Non... je n'ai pas eu à faire de deuil.
Quand mon fils a eu son diagnostic d’autisme, je n’ai pas eu de deuil à traverser, ni de peine à pleurer. C’était une confirmation pour moi. Ce n’était pas un choc, je comprenais et c’était rassurant pour moi de mettre un mot sur nos interrogations.
Quand, dans les réseaux sociaux, j’ai affirmé être bien avec la nouvelle et ne pas avoir de peine, cela a créé de vives réactions. À ma grande surprise.

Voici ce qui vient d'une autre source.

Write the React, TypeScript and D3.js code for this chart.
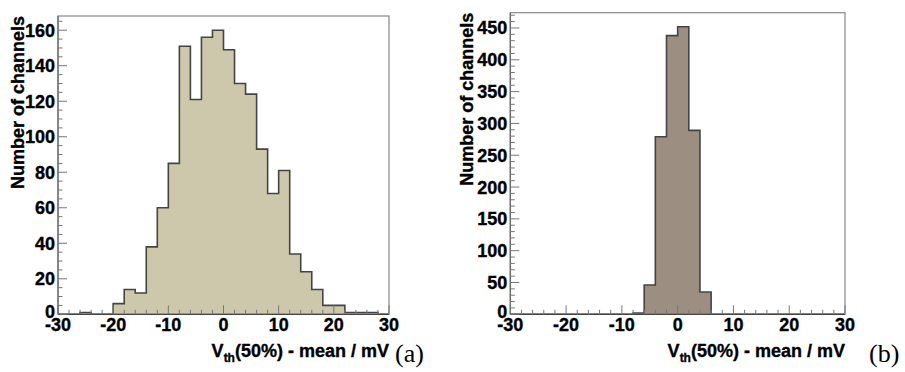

On m’a dit que j’étais dans le déni, que je me cachais la vérité, que ce n’était pas vrai que je pouvais être bien avec l’autisme de mon fils, bref, un tas de phrases qui m’ont bouleversé. J’étais bouleversée pour les gens qui les écrivaient, qui le ressentaient de cette façon. J’ai senti que, pour eux, si je disais que c’était beau, ça minimisait toutes leurs difficultés. Hors, ce que vie une personne, n’est pas nécessairement la même chose pour une autre. De dire que je suis bien n’enlève rien aux autres. Mais visiblement cela dérange. Pourtant, deux personnes peuvent vivre la même situation et réagir totalement différemment.
Je vous rassure, les années sont passées et je pense toujours la même chose; j’aime l’autisme. J’aime la différence. Je suis bien avec celle-ci et je n’ai pas d’amertume. Ne m'en voulez pas si je n'ai pas pleuré.
Par contre, je dois l’admettre, je pense encore à ces parents qui ressentaient tant de colère et de peine, et ça me bouleverse encore. Cela ne doit pas être facile pour un enfant de voir, de ressentir ou d’entendre son parent parler de deuil alors que l’enfant est bel et bien là... vivant, prêt à tout découvrir avec ses parents.
L’autisme n’est pas une fatalité.
Ne pas s’attendre à un tel diagnostic est bien possible. Chercher à comprendre est légitime. Le manque d’information crée peut-être cet inconfort que certains parents ont. L’incertitude de l’avenir peut affecter les parents, mais pour aucun enfant le futur est prévisible.
« Être différent et heureux ce n’est pas irréaliste, par contre penser le contraire c’est être fataliste. »
L’autisme m’a appris à penser autrement, à voir la vie différemment. L’autisme apprend à communiquer sans nécessairement parler. L’autisme nous amène plus loin…
Et viennent les combats, le manque de services, d’inclusion et de compréhension. Certes, ce ne sont pas les meilleurs moments que nous vivons en tant que parent. Est-ce dû à l’autisme? Non, pas du tout.
Tous ces aspects négatifs découlent d’un problème de société, d’ouverture et de conscience sociale. L’autisme n’y est pour rien. Chaque différence est mal servie, que ce soit les gens vivant avec des handicaps physiques ou mentaux, des différences raciales, religieuses, identitaires, tous doivent vivre les exclusions de notre société.
S’il y avait un deuil à faire ce serait le deuil d’une société ouverte. Le plus dur des combats serait de rendre la société inclusive. L’autisme c’est beau. Lorsque les autistes pourront vivre tels qu’ils sont et être inclus dans les décisions, nous aurons fait un pas de géant. Avoir un enfant autiste ce n’est pas triste. C’est à nous tous de changer nos destins et d’ouvrir le chemin.